Cider really is the pits. The commercials of course, not the drink, I can't remember what it tastes like. But the commercials, historically designed to give the biggest grown-up balls possible to a drink associated with sub-teen trialists, have been famously idiotic and deeply Kerrang. The snake in the desert. All those arrows. (Though I have to say the Johnny Vaughan "I've just been to the lavatory" for Strongbow was rather good.)

The latest Blackthorn commercial is in the great tradition, but they've worked frantically to reflect Where Lads are Now. The answer, blow me down, is a little bit Lock, Stock, a little bit Reservoir Dogs (only a very little bit) and a little bit Friday night comedy zone.
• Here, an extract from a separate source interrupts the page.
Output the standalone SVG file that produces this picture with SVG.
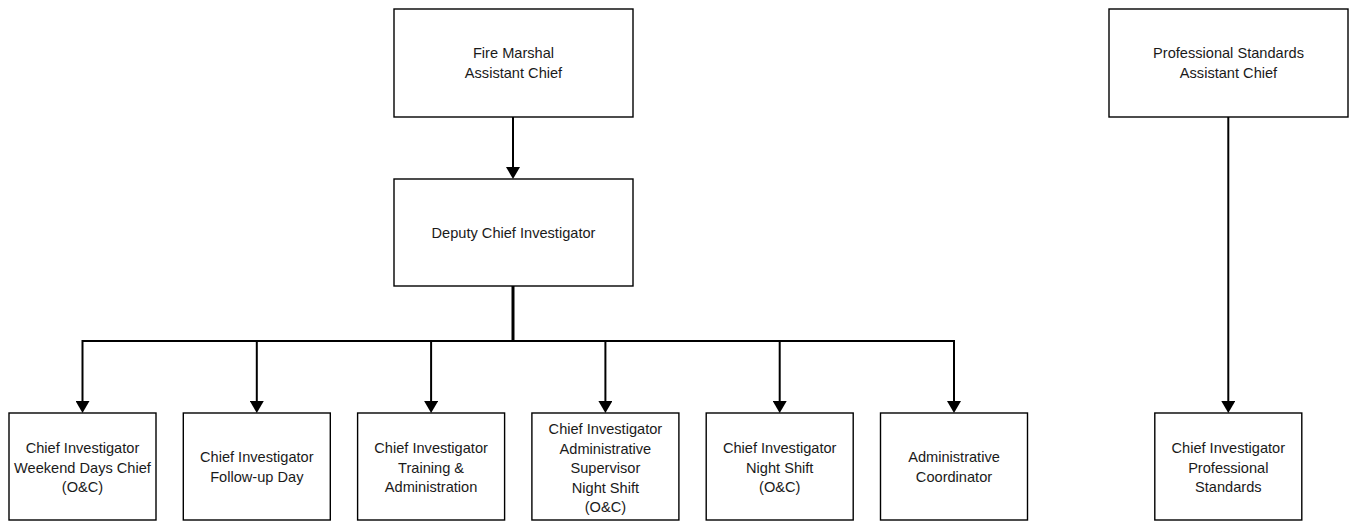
<svg xmlns="http://www.w3.org/2000/svg" width="1353" height="521" viewBox="0 0 1353 521">
<style>
.box{fill:#fff;stroke:#000;stroke-width:1.4}
.t{font-family:"Liberation Sans",Arial,sans-serif;font-size:14.6px;fill:#1a1a1a;text-anchor:middle}
.c{fill:none;stroke:#000;stroke-width:2}
</style>
<defs>
<marker id="ah" markerUnits="userSpaceOnUse" markerWidth="12" markerHeight="14" viewBox="0 0 12 14" refX="0" refY="7" orient="auto">
<path d="M0,0 L12,7 L0,14 z" fill="#000"/>
</marker>
</defs>
<g id="connectors">
<line class="c" x1="513" y1="117" x2="513" y2="167" marker-end="url(#ah)"/>
<line class="c" x1="513" y1="286" x2="513" y2="341" style="stroke-width:3"/>
<line class="c" x1="82.5" y1="341" x2="954" y2="341"/>
<line class="c" x1="82.5" y1="340" x2="82.5" y2="401" marker-end="url(#ah)"/>
<line class="c" x1="256.8" y1="340" x2="256.8" y2="401" marker-end="url(#ah)"/>
<line class="c" x1="431.1" y1="340" x2="431.1" y2="401" marker-end="url(#ah)"/>
<line class="c" x1="605.4" y1="340" x2="605.4" y2="401" marker-end="url(#ah)"/>
<line class="c" x1="779.7" y1="340" x2="779.7" y2="401" marker-end="url(#ah)"/>
<line class="c" x1="954" y1="340" x2="954" y2="401" marker-end="url(#ah)"/>
<line class="c" x1="1228.3" y1="117" x2="1228.3" y2="401" marker-end="url(#ah)"/>
</g>
<g id="fire-marshal">
<rect class="box" x="394" y="9" width="239" height="108"/>
<text class="t" x="513.5" y="58">Fire Marshal</text>
<text class="t" x="513.5" y="78">Assistant Chief</text>
</g>
<g id="deputy-chief">
<rect class="box" x="394" y="179" width="239" height="107"/>
<text class="t" x="513.5" y="238">Deputy Chief Investigator</text>
</g>
<g id="prof-standards-chief">
<rect class="box" x="1109" y="9" width="239" height="108"/>
<text class="t" x="1228.5" y="58">Professional Standards</text>
<text class="t" x="1228.5" y="78">Assistant Chief</text>
</g>
<g id="ci-weekend">
<rect class="box" x="9" y="413" width="147" height="107"/>
<text class="t" x="82.5" y="453">Chief Investigator</text>
<text class="t" x="82.5" y="472.5">Weekend Days Chief</text>
<text class="t" x="82.5" y="492">(O&amp;C)</text>
</g>
<g id="ci-followup">
<rect class="box" x="183.3" y="413" width="147" height="107"/>
<text class="t" x="256.8" y="462">Chief Investigator</text>
<text class="t" x="256.8" y="482">Follow-up Day</text>
</g>
<g id="ci-training">
<rect class="box" x="357.6" y="413" width="147" height="107"/>
<text class="t" x="431.1" y="453">Chief Investigator</text>
<text class="t" x="431.1" y="472.5">Training &amp;</text>
<text class="t" x="431.1" y="492">Administration</text>
</g>
<g id="ci-admin-supervisor">
<rect class="box" x="531.9" y="413" width="147" height="107"/>
<text class="t" x="605.4" y="434">Chief Investigator</text>
<text class="t" x="605.4" y="453.5">Administrative</text>
<text class="t" x="605.4" y="473">Supervisor</text>
<text class="t" x="605.4" y="492.5">Night Shift</text>
<text class="t" x="605.4" y="512">(O&amp;C)</text>
</g>
<g id="ci-night">
<rect class="box" x="706.2" y="413" width="147" height="107"/>
<text class="t" x="779.7" y="453">Chief Investigator</text>
<text class="t" x="779.7" y="472.5">Night Shift</text>
<text class="t" x="779.7" y="492">(O&amp;C)</text>
</g>
<g id="admin-coordinator">
<rect class="box" x="880.5" y="413" width="147" height="107"/>
<text class="t" x="954" y="462">Administrative</text>
<text class="t" x="954" y="482">Coordinator</text>
</g>
<g id="ci-prof-standards">
<rect class="box" x="1154.8" y="413" width="147" height="107"/>
<text class="t" x="1228.3" y="453">Chief Investigator</text>
<text class="t" x="1228.3" y="472.5">Professional</text>
<text class="t" x="1228.3" y="492">Standards</text>
</g>
</svg>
The late-Nineties teenager is comfortable with the surreal, says the creative brief; he can deal with odd juxtapositions of celebrities, he can manage a bit of camp from an approved source like Julian Clary. Cider's got to be a modern inclusive drink with a bit of attitude and a touch of self-parody.

So, a council tower block. Zoom in and it's Sixties Brutalism with lots of stressed Horizontals. (Stressed Horizontals are easy shorthand for practically anything late 1990s). There's a man with binoculars and some actors chosen to look suitably Lock, Stock - meaning, as ever, deeply manly, profoundly tough and utterly cool for 15-year-olds.

But where to go?

"The T-bar on a Friday night in the height of summer?" asks one. (The T-bar's actually a new-style tea shop in Baker Street, but let it pass; they mean the K-bar and it's obviously Mission Impossible).

Out they troop - and that's the Reservoir Dogs bit - and on the way these bold fellows, utterly in touch with their modern surreal juxtaposed feelings, put on their masks. Not the traditional crim's stocking mask, not the Balaclava, but pics on sticks, black-and-white photographs of ingeniously cast celebrities, mounted on sticks, Perrier comedy style.

The natural bedfellows are Harry Hill, Vinnie Jones, Julian Clary and Chris Eubank. And so they blag their way into this stratospherically Now club. Lots of fun with Eubank's light lispy voice - "enter your establishment and partake of some beverages" - lots of fun with Clary's light campy one. People stare, bulbs flash (the Bar looks like the same set as last month's Mind Cooler spectacular).

It's the kind of place where they set up the Blackthorns. Top Form says the screen. The masks and the Eubank stuff may save it, but I suspect that if you're 15 you might still prefer to go once more round the block with Denise van Outen. But what do I know?